L'Edipo
senza complessi
La vicenda di Edipo è stata
quindi alla base di un considerevole dibattito filologico e critico; infatti, è
corretto affermare che Edipo soffrisse del complesso che proprio da lui ha
preso il nome? Freud aveva creduto di trovare una giustificazione anche
testuale alla propria interpretazione, dal momento che nei versi 981-982
Giocasta afferma che "anche nei sogni già molti mortali giacquero con la
madre", quasi che l'intera tragedia sofoclea si rifacesse ad una sorta di
"bagaglio onirico collettivo" che, proprio per la definizione di sogno come
mezzo privilegiato per poter indagare l'inconscio, dimostrerebbe l'esistenza in
molti casi di un simile complesso. La teoria risulta affascinante; ma non è
inverosimile credere che invece con quella frase Sofocle alludesse ad episodi
quale quello di Ippia che, scacciato da Atene, aveva sognato di possedere la
madre, un episodio interpretato da Erodoto come premonizione del suo ritorno in
patria alla testa dell'esercito (possedere la madre, dunque, come simbolo del
ritornare in possesso della propria terra). Ma la risposta degli studiosi di
letteratura greca è stata decisamente più articolata: in molti, infatti, si
sono adoperati per dimostrare, attraverso una dettagliata analisi dell'opera, come
esistano numerose conferme testuali alla teoria di un "Edipo senza complessi".
Le
evidenze della trama non lasciano scampo alcuno all'idea di un Edipo che
soffrisse del complesso che da lui ha preso il nome; dapprima, infatti, è
necessario considerare che il personaggio sofocleo viene sin da pochissimo dopo la nascita allontanato dai genitori
naturali.

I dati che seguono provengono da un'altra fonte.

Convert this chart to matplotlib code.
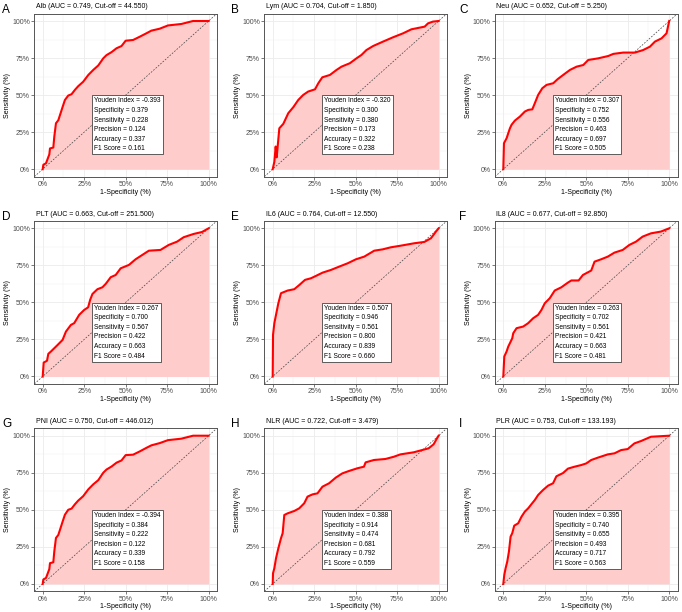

Se quindi il complesso, così come definito da Freud, si manifesta
intorno ai 5-6 anni e risente perciò di un tempo abbastanza lungo di "incubazione",
risulta impossibile che Edipo possa aver sviluppato simili sentimenti verso i
genitori naturali, dal momento che gli mancava la stessa "materia prima",
ovvero il rapporto con gli stessi genitori. Inoltre Edipo, pur essendo
cresciuto da dei genitori adottivi sin dalla tenera età, non dimostra alcun
tipo di complesso "edipico" neppure nei loro confronti -è anzi proprio per non
uccidere il padre e non congiungersi con la madre che egli si allontana dalla
casa di Polibo e Merope, andando però, come sempre accade nelle tragedie,
incontro al proprio destino con velocità crescente. Infine, quando Edipo uccide
Laio e poi, dopo aver risolto l'enigma della Sfinge, sposa Giocasta, in realtà
lo fa ignorando perfettamente di uccidere il proprio padre e di sposare la
propria madre; come ha recentemente scritto un critico, Guido Paduano, i
desideri di Edipo "sono per eccellenza consci e non inconsci, adulti e non
infantili: nel loro insieme, costituiscono un'immagine di sé basata sui valori
del potere e della razionalità". Sono infatti queste due le "molle" più forti
del comportamento di Edipo, la cui ύβρις consiste
proprio nel voler imporre il potere della razionalità anche sulla forza del
fato, come mostra il dialogo con Tiresia. Edipo appare certamente come un
tiranno, un re dispotico e pronto a tutto pur di affermare la propria autorità,
e però al tempo stesso diventa il contaminatore involontario della propria
città che si insegue da solo; paradossalmente, per sfuggire all'oracolo che lo
vorrebbe assassino del padre e marito della madre, si lancia a velocità doppia
nelle fauci del destino da cui cerca inutilmente di fuggire.
Appare
dunque evidente che la definizione del desiderio di possedere la madre e del
conseguente odio verso il padre sotto il nome di "complesso di Edipo" risulta
erronea, ovviamente senza nulla togliere alla validità psicologica del fenomeno
studiato de Freud. In poche parole, risulta infelice il nome dato ad un
complesso che però, di per sé, esiste.